Tennessee Alabama Fireworks
Sparkling Country Tearjerkers and Heartbreakers.
Admit it; if you were in a record store and saw an album called Tennessee Alabama Fireworks by a guy called Boo Ray you’d pick it up, wouldn’t you?
I thought so…… and then you’d probably ask the assistant if you could hear a couple of tracks?
Trust me, as soon as you hear the pedal-steel that opens the catchy Truckin’ Tune; A Tune You Can Whistle it would have you reaching for your wallet; and when Boo Ray’s raspy vocals trample all over the Twangy geetar you would be throwing your cash across the counter and not waiting for the disc to put in a bag!
Well; that’s how I felt.
Boo Ray? I’ve not heard of him before; but that’s obviously my loss as he puts the Americana into Ameripolitan or whatever we are calling Country Music these days. He’s got a mighty clever way with words, as he croons all over the mellow ballad Honky Tonk Dream, then kicks up a storm on the apologetic love song 20 Questions without letting you catch your breath.
I haven’t checked, but I picture Boo Ray hiding behind a big ole pair of Aviator glasses; possibly even the Elvis type as he hides his tears on Gone Back Down to Georgia and the heartbreaking We Ain’t Got The Good too.
To all intents and purposes Don’t Look Back and Out Run the Wind is the type of Country Music you pray to hear in a bar on a Tuesday night, when there are more people on stage than in the audience, and those who are there, are there because they don’t want to go home; and Boo Ray sings from the heart just for them.

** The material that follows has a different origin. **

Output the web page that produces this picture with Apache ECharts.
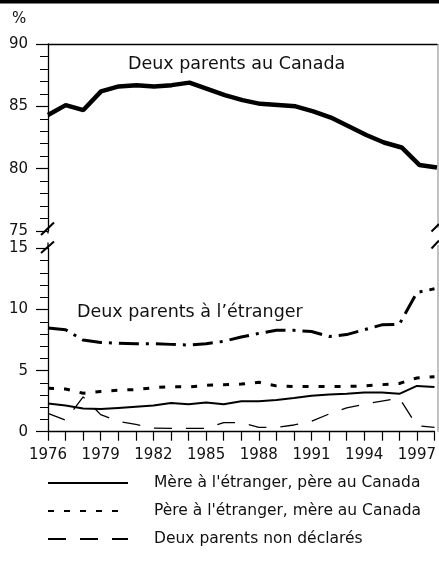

All of these songs could easily find their way onto those shiny albums that those guys with designer stubble and made to measure Stetson hats bring out every few weeks; but none of them can find the pathos in She Wrote the Song the way Boo Ray does; and when he sings,
“it’s the pain pills that took away my sweetheart/
it gives me cold chills/
I think I’m gonna leave a star.”
you will have cold chills yourself.
The biggest surprise for me here; is that the songs come in at 6, 7, 8 or even 9 minutes long; but don’t worry that this is a Prog whig out….. not in the slightest; Boo Ray just lets his songs breathe and develop in a way very few others are allowed these days; and my own favourite song Skin & Ink which closes the disc is a mighty 8 minutes and 19 seconds long; but like everything that has gone before it…… not a single word or note shouldn’t be there.
If you are of my generation and discovered Country Music via the Country Rock acts of the late 70’s and 80’s like the Allmans, Skynard or Creedence then this album is meant for you. Great songs, sung with passion and from the heart by a leathery voice and a band that has the ability to stop your heart on a whim.